Still, the U.S. and North Korea have failed to gain traction on nuclear talks. Negotiations to get Kim to give up his nuclear weapons have been stalled since a February summit in Hanoi, which collapsed over disagreement about sanctions relief in exchange for disarmament measures.
On Friday, Trump claimed that his three-year relationship with Kim is the “best thing that’s happened” to the United States.
“We’ll see what happens,” Trump added. “It might work out. It might not work out.” But Trump stressed that since they started talking, Kim has not conducted nuclear tests and has only fired short-range, not long-range missiles.
Trump’s Mideast peace negotiations also have no momentum.
The administration’s long-awaited peace plan, developed by Trump son-in-law and adviser Jared Kushner, has not come out and the path forward is unclear.

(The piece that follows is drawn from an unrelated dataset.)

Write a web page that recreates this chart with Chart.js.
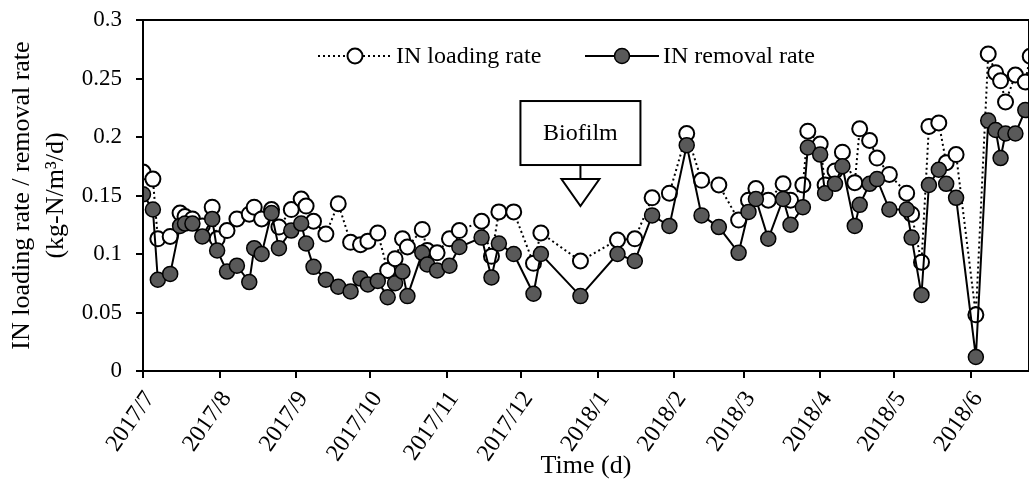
<!DOCTYPE html>
<html>
<head>
<meta charset="utf-8">
<script src="https://cdn.jsdelivr.net/npm/chart.js@4.4.0/dist/chart.umd.min.js"></script>
<style>
  html, body { margin: 0; padding: 0; background: #fff; }
  #wrap { width: 1029px; height: 489px; }
</style>
</head>
<body>
<div id="wrap"><canvas id="inChart" width="1029" height="489"></canvas></div>
<script>
/* IN loading / removal rate, Jul 2017 - Jun 2018 */

const sampleDates = [
  '2017-07-01', '2017-07-05', '2017-07-07', '2017-07-12', '2017-07-16', '2017-07-18', '2017-07-21', '2017-07-25', '2017-07-29', '2017-07-31',
  '2017-08-04', '2017-08-08', '2017-08-13', '2017-08-15', '2017-08-18', '2017-08-22', '2017-08-25', '2017-08-30',
  '2017-09-03', '2017-09-05', '2017-09-08', '2017-09-13', '2017-09-18', '2017-09-23', '2017-09-27', '2017-09-30',
  '2017-10-04', '2017-10-08', '2017-10-11', '2017-10-14', '2017-10-16', '2017-10-22', '2017-10-24', '2017-10-28',
  '2017-11-02', '2017-11-06', '2017-11-15', '2017-11-19', '2017-11-22', '2017-11-28',
  '2017-12-06', '2017-12-09', '2017-12-25',
  '2018-01-09', '2018-01-16', '2018-01-23', '2018-01-30',
  '2018-02-06', '2018-02-12', '2018-02-19', '2018-02-27',
  '2018-03-03', '2018-03-06', '2018-03-11', '2018-03-17', '2018-03-20', '2018-03-25', '2018-03-27',
  '2018-04-01', '2018-04-03', '2018-04-07', '2018-04-10', '2018-04-15', '2018-04-17', '2018-04-21', '2018-04-24', '2018-04-29',
  '2018-05-06', '2018-05-08', '2018-05-12', '2018-05-15', '2018-05-19', '2018-05-22', '2018-05-26',
  '2018-06-03', '2018-06-08', '2018-06-11', '2018-06-13', '2018-06-15', '2018-06-19', '2018-06-23', '2018-06-25'
];

// kg-N/m3/d
const loadingRate = [
  0.170, 0.164, 0.113, 0.115, 0.135, 0.132, 0.130, 0.124, 0.140, 0.113,
  0.120, 0.130, 0.134, 0.140, 0.130, 0.138, 0.123, 0.138,
  0.147, 0.141, 0.128, 0.117, 0.143, 0.110, 0.108, 0.111,
  0.118, 0.086, 0.096, 0.113, 0.106, 0.121, 0.103, 0.101,
  0.113, 0.120, 0.128, 0.098, 0.136, 0.136,
  0.092, 0.118, 0.094,
  0.112, 0.113, 0.148, 0.152,
  0.203, 0.163, 0.159, 0.129,
  0.146, 0.156, 0.146, 0.160, 0.146, 0.159, 0.205,
  0.194, 0.159, 0.171, 0.187, 0.161, 0.207, 0.197, 0.182, 0.168,
  0.152, 0.134, 0.093, 0.209, 0.212, 0.178, 0.185,
  0.048, 0.271, 0.255, 0.248, 0.230, 0.253, 0.247, 0.269
];

const removalRate = [
  0.151, 0.138, 0.078, 0.083, 0.124, 0.126, 0.126, 0.115, 0.130, 0.103,
  0.085, 0.090, 0.076, 0.105, 0.100, 0.135, 0.105, 0.120,
  0.126, 0.109, 0.089, 0.078, 0.072, 0.068, 0.079, 0.074,
  0.077, 0.063, 0.075, 0.085, 0.064, 0.101, 0.091, 0.086,
  0.090, 0.106, 0.114, 0.080, 0.109, 0.100,
  0.066, 0.100, 0.064,
  0.100, 0.094, 0.133, 0.124,
  0.193, 0.133, 0.123, 0.101,
  0.136, 0.147, 0.113, 0.147, 0.125, 0.140, 0.191,
  0.185, 0.152, 0.160, 0.175, 0.124, 0.142, 0.160, 0.164, 0.138,
  0.138, 0.114, 0.065, 0.159, 0.172, 0.160, 0.148,
  0.012, 0.214, 0.206, 0.182, 0.203, 0.203, 0.223, null
];

const monthTicks = [
  '2017-07-01', '2017-08-01', '2017-09-01', '2017-10-01', '2017-11-01', '2017-12-01',
  '2018-01-01', '2018-02-01', '2018-03-01', '2018-04-01', '2018-05-01', '2018-06-01'
];
const monthLabels = [
  '2017/7', '2017/8', '2017/9', '2017/10', '2017/11', '2017/12',
  '2018/1', '2018/2', '2018/3', '2018/4', '2018/5', '2018/6'
];

const axisStart = '2017-07-01';
const axisEndDay = 358.5;
const biofilmDate = '2017-12-25';
const biofilmTip = 0.141;

const SERIF = "'Liberation Serif', 'Times New Roman', serif";

function dayOf(d) {
  return (Date.parse(d) - Date.parse(axisStart)) / 864e5;
}

function toPoints(values) {
  return sampleDates.map((d, i) => ({ x: dayOf(d), y: values[i] }));
}

/* plot frame: top and right edges */
const frame = {
  id: 'frame',
  afterDraw(chart) {
    const { ctx, chartArea: a } = chart;
    ctx.save();
    ctx.strokeStyle = '#000';
    ctx.lineWidth = 2;
    ctx.strokeRect(a.left, a.top, a.right - a.left, a.bottom - a.top);
    ctx.restore();
  }
};

/* legend: line + marker + label */
function legendEntry(ctx, x0, x1, y, dashed, fill, label, tx) {
  ctx.save();
  ctx.strokeStyle = '#000';
  ctx.lineWidth = 2;
  ctx.setLineDash(dashed ? [2, 3] : []);
  ctx.beginPath();
  ctx.moveTo(x0, y);
  ctx.lineTo(x1, y);
  ctx.stroke();
  ctx.setLineDash([]);
  ctx.beginPath();
  ctx.arc((x0 + x1) / 2, y, 7.5, 0, Math.PI * 2);
  ctx.fillStyle = fill;
  ctx.fill();
  ctx.lineWidth = dashed ? 2 : 1.5;
  ctx.stroke();
  ctx.fillStyle = '#000';
  ctx.font = '24px ' + SERIF;
  ctx.textAlign = 'left';
  ctx.textBaseline = 'middle';
  ctx.fillText(label, tx, y + 1);
  ctx.restore();
}

const legendBox = {
  id: 'legendBox',
  afterDraw(chart) {
    const ctx = chart.ctx;
    legendEntry(ctx, 318, 392, 56, true, '#fff', 'IN loading rate', 396);
    legendEntry(ctx, 585, 659, 56, false, '#595959', 'IN removal rate', 663);
  }
};

/* "Biofilm" callout with arrow down to the start date */
const biofilmCallout = {
  id: 'biofilmCallout',
  afterDraw(chart) {
    const { ctx, scales } = chart;
    const cx = scales.x.getPixelForValue(dayOf(biofilmDate));
    const tipY = scales.y.getPixelForValue(biofilmTip);
    ctx.save();
    ctx.strokeStyle = '#000';
    ctx.lineWidth = 2;
    ctx.fillStyle = '#fff';
    // arrow head
    ctx.beginPath();
    ctx.moveTo(cx - 19, tipY - 27);
    ctx.lineTo(cx + 19, tipY - 27);
    ctx.lineTo(cx, tipY);
    ctx.closePath();
    ctx.fill();
    ctx.stroke();
    // stem
    ctx.beginPath();
    ctx.moveTo(cx, tipY - 27);
    ctx.lineTo(cx, tipY - 41);
    ctx.stroke();
    // box
    ctx.fillRect(cx - 60, tipY - 105, 120, 64);
    ctx.strokeRect(cx - 60, tipY - 105, 120, 64);
    ctx.fillStyle = '#000';
    ctx.font = '24px ' + SERIF;
    ctx.textAlign = 'center';
    ctx.textBaseline = 'middle';
    ctx.fillText('Biofilm', cx, tipY - 72);
    ctx.restore();
  }
};

new Chart(document.getElementById('inChart'), {
  type: 'line',
  data: {
    datasets: [
      {
        label: 'IN removal rate',
        data: toPoints(removalRate),
        order: 1,
        borderColor: '#000',
        borderWidth: 2,
        pointRadius: 7.5,
        pointBackgroundColor: '#595959',
        pointBorderColor: '#000',
        pointBorderWidth: 1.5,
        tension: 0
      },
      {
        label: 'IN loading rate',
        data: toPoints(loadingRate),
        order: 2,
        borderColor: '#000',
        borderWidth: 2,
        borderDash: [2, 3],
        pointRadius: 7.5,
        pointBackgroundColor: '#fff',
        pointBorderColor: '#000',
        pointBorderWidth: 2,
        tension: 0
      }
    ]
  },
  options: {
    responsive: false,
    animation: false,
    layout: { autoPadding: false, padding: { top: 20, right: -2, left: 0, bottom: 0 } },
    plugins: {
      legend: { display: false },
      tooltip: { enabled: false }
    },
    scales: {
      x: {
        type: 'linear',
        min: 0,
        max: axisEndDay,
        afterFit: s => { s.height = 118; s.paddingLeft = 0; s.paddingRight = 0; },
        afterBuildTicks: s => { s.ticks = monthTicks.map(d => ({ value: dayOf(d) })); },
        grid: { drawOnChartArea: false, drawTicks: true, tickLength: 7, color: '#000', lineWidth: 2 },
        border: { display: true, color: '#000', width: 2 },
        ticks: {
          autoSkip: false,
          minRotation: 55,
          maxRotation: 55,
          padding: 8,
          labelOffset: 7,
          color: '#000',
          font: { family: SERIF, size: 24 },
          callback: (v, i) => monthLabels[i]
        },
        title: {
          display: true,
          text: 'Time (d)',
          color: '#000',
          font: { family: SERIF, size: 26 },
          padding: { top: 0, bottom: 7 }
        }
      },
      y: {
        min: 0,
        max: 0.3,
        afterFit: s => { s.width = 143; s.paddingTop = 0; s.paddingBottom = 0; },
        grid: { drawOnChartArea: false, drawTicks: true, tickLength: 7, color: '#000', lineWidth: 2 },
        border: { display: true, color: '#000', width: 2 },
        ticks: {
          stepSize: 0.05,
          padding: 14,
          color: '#000',
          font: { family: SERIF, size: 23 },
          callback: v => String(+v.toFixed(2))
        },
        title: {
          display: true,
          text: ['IN loading rate / removal rate', '(kg-N/m\u00b3/d)'],
          color: '#000',
          font: { family: SERIF, size: 26, lineHeight: 1.3 },
          padding: { top: 5, bottom: 0 }
        }
      }
    }
  },
  plugins: [frame, legendBox, biofilmCallout]
});
</script>
</body>
</html>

Tentative plans to release the proposal had been scrapped at least twice. The plan already is facing rejection by the Palestinians, who cut off ties with the administration after Trump recognized Jerusalem as Israel’s capital. The Palestinians have accused his administration of losing its standing as an honest broker by repeatedly siding with Israel.
And then there is the long-running conflict in Afghanistan.
While Trump has public backing to end the war, he just cut off nearly a year of U.S. talks with the Taliban. He said the Taliban were ramping up violence to gain leverage in the negotiations.
“They made a mistake,” Trump said Friday. “I was totally willing to have a meeting.”
Trump has the public’s support for withdrawing U.S. troops, but he was harshly criticized for planning to host the Taliban at the Camp David presidential retreat just before the anniversary of the Sept. 11 attacks. The Taliban were harboring al-Qaida when al-Qaida orchestrated 9/11.
Trump biographer Michael D’Antonio said that where international affairs are concerned, the president appears more interested having something showy to announce than in long-term problem-solving.
“Once he has a partner engaged, he’ll likely announce something that sounds important,” D’Antonio said. “Others will clean up the details after the election.”